Link Posted: 6/19/2003 9:31:47 PM EST
I think that would be a greta product as long as it was priced right!
Link Posted: 6/19/2003 9:41:45 PM EST
Keep it simple, with less presets. You definately wouldn't need a preset for 10 yds and then another for 50 yds, even on a subcaliber weapon. And since the size of the dot on most electronic sights would obscure the target at any decent range, you may want the farthest up preset to compensate to 400 yards or so, but any more would probably be a waste.

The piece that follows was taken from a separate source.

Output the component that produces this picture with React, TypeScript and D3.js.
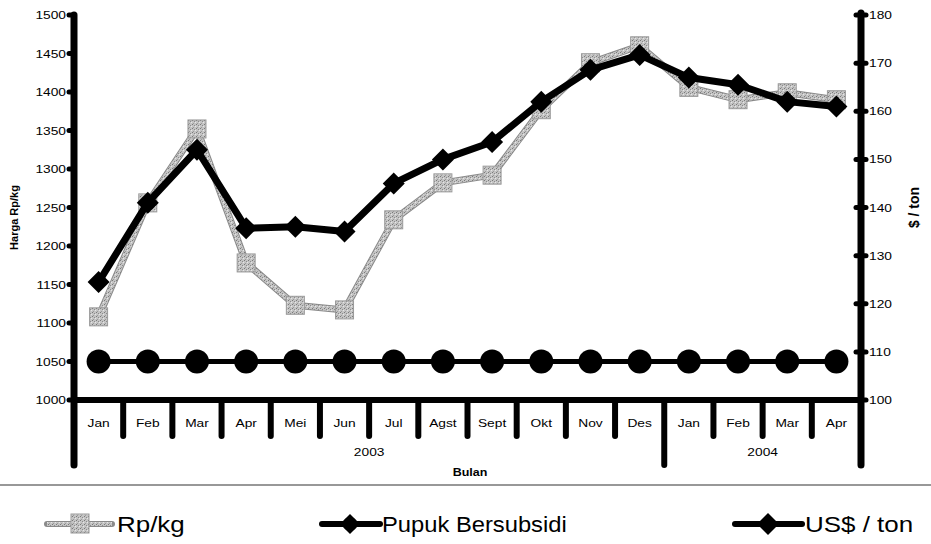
import React from 'react';
import * as d3 from 'd3';

// data
const months = ['Jan', 'Feb', 'Mar', 'Apr', 'Mei', 'Jun', 'Jul', 'Agst', 'Sept', 'Okt', 'Nov', 'Des', 'Jan', 'Feb', 'Mar', 'Apr'];
const years = [
  { label: '2003', from: 0, to: 12 },
  { label: '2004', from: 12, to: 16 },
];
const rpKg = [1108, 1256, 1352, 1178, 1123, 1117, 1234, 1282, 1292, 1377, 1438, 1460, 1406, 1390, 1399, 1390];
const pupuk = [1050, 1050, 1050, 1050, 1050, 1050, 1050, 1050, 1050, 1050, 1050, 1050, 1050, 1050, 1050, 1050];
const usdTon = [124.5, 141, 152, 135.7, 136, 135, 145, 150, 153.6, 162, 168.6, 171.7, 167, 165.5, 162, 161];
const leftTicks = [1000, 1050, 1100, 1150, 1200, 1250, 1300, 1350, 1400, 1450, 1500];
const rightTicks = [100, 110, 120, 130, 140, 150, 160, 170, 180];

const W = 931;
const H = 544;
const plot = { left: 74, right: 861, top: 15, bottom: 400 };
const font = 'Arial, "Liberation Sans", Helvetica, sans-serif';

// the scanned chart is stretched sideways, so text gets a horizontal scale
const T = ({ x, y, sx = 1.25, anchor = 'start', size = 11, bold = false, children }:
  { x: number; y: number; sx?: number; anchor?: string; size?: number; bold?: boolean; children: React.ReactNode }) => (
  <text transform={`translate(${x},${y}) scale(${sx},1)`} textAnchor={anchor} fontSize={size}
    fontWeight={bold ? 'bold' : 'normal'}>{children}</text>
);

export default function App() {
  const x = d3.scaleBand<number>()
    .domain(d3.range(months.length))
    .range([plot.left, plot.right])
    .padding(0);
  const cx = (i: number) => (x(i) as number) + x.bandwidth() / 2;
  const yL = d3.scaleLinear().domain([1000, 1500]).range([plot.bottom, plot.top]);
  const yR = d3.scaleLinear().domain([100, 180]).range([plot.bottom, plot.top]);

  const lineL = d3.line<number>().x((d, i) => cx(i)).y(d => yL(d));
  const lineR = d3.line<number>().x((d, i) => cx(i)).y(d => yR(d));

  const diamond = (px: number, py: number, r: number) =>
    `M${px},${py - r}L${px + r},${py}L${px},${py + r}L${px - r},${py}Z`;

  // boundaries between month bands
  const bounds = d3.range(months.length + 1).map(i =>
    i < months.length ? (x(i) as number) : plot.right);
  const yearBounds = new Set([0, 12, 16]);
  const edge = (i: number) => (i < months.length ? (x(i) as number) : plot.right);

  return (
    <svg width={W} height={H} style={{ position: 'absolute', left: 0, top: 0, background: '#fff' }}
      fontFamily={font}>
      <defs>
        <pattern id="grain" width="4" height="4" patternUnits="userSpaceOnUse">
          <rect width="4" height="4" fill="#c4c4c4" />
          <rect x="0" y="0" width="1" height="1" fill="#7a7a7a" />
          <rect x="2" y="1" width="1" height="1" fill="#8c8c8c" />
          <rect x="1" y="3" width="1" height="1" fill="#9a9a9a" />
          <rect x="3" y="2" width="1" height="1" fill="#e6e6e6" />
        </pattern>
      </defs>

      {/* x axis line */}
      <line x1={plot.left} x2={plot.right} y1={plot.bottom} y2={plot.bottom} stroke="#000" strokeWidth={6} />
      {/* month dividers */}
      {bounds.map((bx, i) => (
        <line key={'b' + i} x1={bx} x2={bx} y1={plot.bottom}
          y2={yearBounds.has(i) ? 465 : 436} stroke="#000" strokeWidth={6} strokeLinecap="round" />
      ))}
      {months.map((m, i) => (
        <T key={'m' + i} x={cx(i)} y={427} anchor="middle">{m}</T>
      ))}
      {years.map(yr => (
        <T key={yr.label} x={(edge(yr.from) + edge(yr.to)) / 2} y={456} anchor="middle">{yr.label}</T>
      ))}
      <T x={470} y={476} anchor="middle" size={10} bold>Bulan</T>

      {/* left axis */}
      <line x1={plot.left} x2={plot.left} y1={plot.top} y2={465} stroke="#000" strokeWidth={7} strokeLinecap="round" />
      {leftTicks.map(t => (
        <g key={'l' + t}>
          <line x1={plot.left - 5} x2={plot.left} y1={yL(t)} y2={yL(t)} stroke="#000" strokeWidth={5} strokeLinecap="round" />
          <T x={plot.left - 8} y={yL(t) + 4} anchor="end">{t}</T>
        </g>
      ))}
      <text transform={`translate(18,${(plot.top + plot.bottom) / 2 + 10}) rotate(-90)`} textAnchor="middle"
        fontSize={11} fontWeight="bold">Harga Rp/kg</text>

      {/* right axis */}
      <line x1={plot.right} x2={plot.right} y1={plot.top - 2} y2={465} stroke="#000" strokeWidth={7} strokeLinecap="round" />
      {rightTicks.map(t => (
        <g key={'r' + t}>
          <line x1={plot.right - 5} x2={plot.right + 5} y1={yR(t)} y2={yR(t)} stroke="#000" strokeWidth={5} strokeLinecap="round" />
          <T x={plot.right + 8} y={yR(t) + 4}>{t}</T>
        </g>
      ))}
      <text transform={`translate(919,${(plot.top + plot.bottom) / 2}) rotate(-90)`} textAnchor="middle"
        fontSize={14} fontWeight="bold">$ / ton</text>

      {/* Pupuk Bersubsidi */}
      <path d={lineL(pupuk) as string} fill="none" stroke="#000" strokeWidth={5} />
      {pupuk.map((v, i) => (
        <circle key={'p' + i} cx={cx(i)} cy={yL(v)} r={12} fill="#000" />
      ))}

      {/* Rp/kg */}
      <path d={lineL(rpKg) as string} fill="none" stroke="#8a8a8a" strokeWidth={7} strokeLinejoin="round" />
      <path d={lineL(rpKg) as string} fill="none" stroke="url(#grain)" strokeWidth={5} strokeLinejoin="round" />
      {rpKg.map((v, i) => (
        <rect key={'s' + i} x={cx(i) - 9} y={yL(v) - 9} width={18} height={18}
          fill="url(#grain)" stroke="#9a9a9a" strokeWidth={1} />
      ))}

      {/* US$ / ton */}
      <path d={lineR(usdTon) as string} fill="none" stroke="#000" strokeWidth={7} strokeLinejoin="round" />
      {usdTon.map((v, i) => (
        <path key={'d' + i} d={diamond(cx(i), yR(v), 11)} fill="#000" />
      ))}

      {/* legend */}
      <line x1={0} x2={W} y1={485} y2={485} stroke="#333" strokeWidth={1.2} />
      <g>
        <line x1={47} x2={112} y1={524} y2={524} stroke="#8a8a8a" strokeWidth={6} strokeLinecap="round" />
        <line x1={47} x2={112} y1={524} y2={524} stroke="url(#grain)" strokeWidth={4} />
        <rect x={71} y={514} width={18} height={19} fill="url(#grain)" stroke="#9a9a9a" />
        <T x={117} y={532} size={22} sx={1.18}>Rp/kg</T>
      </g>
      <g>
        <line x1={322} x2={380} y1={524} y2={524} stroke="#000" strokeWidth={6} strokeLinecap="round" />
        <path d={diamond(350, 524, 10)} fill="#000" />
        <circle cx={350} cy={524} r={7} fill="#000" />
        <T x={382} y={532} size={22} sx={1.08}>Pupuk Bersubsidi</T>
      </g>
      <g>
        <line x1={735} x2={802} y1={524} y2={524} stroke="#000" strokeWidth={6} strokeLinecap="round" />
        <path d={diamond(768, 524, 11)} fill="#000" />
        <T x={805} y={532} size={22} sx={1.18}>US$ / ton</T>
      </g>
    </svg>
  );
}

I'd like to see something like this not so much for the red-dots as for a fixed power scope.
Link Posted: 6/20/2003 2:08:30 AM EST
[Last Edit: 6/20/2003 2:14:05 AM EST by dennysguns]
Link Posted: 6/20/2003 6:08:03 AM EST
Denny, it's a good idea, but I don't know how effective it would be. Once you get the hang of them, the red-dots are pretty easy to range with accurately (at least on man-sized targets). Maybe you could do something like a dial-wheel adjustment (ala, the ELCAN mount), with 4 settings (50, 100, 200, 300). That would make it quick, and pretty well "grunt-proof".
Link Posted: 6/20/2003 10:43:29 AM EST
It's user programmable for each preset? That would be awesome! No more 'pretty close' BDC cams, You could sight in at every range you like, set the device and not have to wonder if the designers ballistics matched what your rifle and ammo actually produce. You'd know that at least drop would be dead on, so you just have to allow for windage.

I'm curious about repeatability though. The presets would have to be pretty precise, as well as adjustable, but also handle being on a firearm without losing zero, which is a tall order.
Link Posted: 6/20/2003 11:53:36 AM EST
Link Posted: 6/20/2003 4:32:11 PM EST
It's probably a saleable idea - I have one on the front sight of my S&W 686.
Link Posted: 6/20/2003 7:46:33 PM EST
I have been involved in testing a similar concept in an operational scenario a few years ago...

What we found was that no matter how 'slick' or smart the concept was...and at first introduction it is...when it come to using it, Well, we DIDN'T!

After a little thinking we realized that no matter what the benefit of that concept is..to implement it we had to break visual contact with our intended target, make sure we were "on" with the elevation setting, adjust if necessary, then attempt to reaquire the target to engage it.

Three things worked against that concept...

First, there was a general consensus that once we got our eyes on a threat/target...we needed a pretty important reason to INTENTIONALLY look away...and an incremental increase in accuracy wasn't it. Second, we weren't going to give up the time it takes to make the adjustment...again, for what is just an incremental improvement in accuracy. Third, we weren't going to compromise either concealment or shooting position to make that adjustment either.

Sincerely, we tried many times to come up with a viable application for such a concept...we had some, but they involved more than just an zero-adjusting mount.

That isn't to say it won't sell...I believe it would...but in my experienced opinion, it won't stay on truly 'serious' weapons for long.

Link Posted: 6/21/2003 6:24:26 AM EST
[Last Edit: 6/21/2003 6:26:30 AM EST by M4Madness]
I've used a similar set-up on a bow called a "Sight Master" and was pleased with it. But then again, the deer weren't shooting back at me either.

I just chose my own distances and set it for them. I always keep it set for short distance in case a deer moved in to quickly for me to adjust. If the deer was out farther, I would have time to make the adjustment to a longer range.

I would assume that the same concept could be carried over to a firearm. A shooter could determine his maximum range and divide that distance by 7 to get his adjustment settings. It would be nice for the range, but I'll let others more qualified in tactical and military situations give their feedback.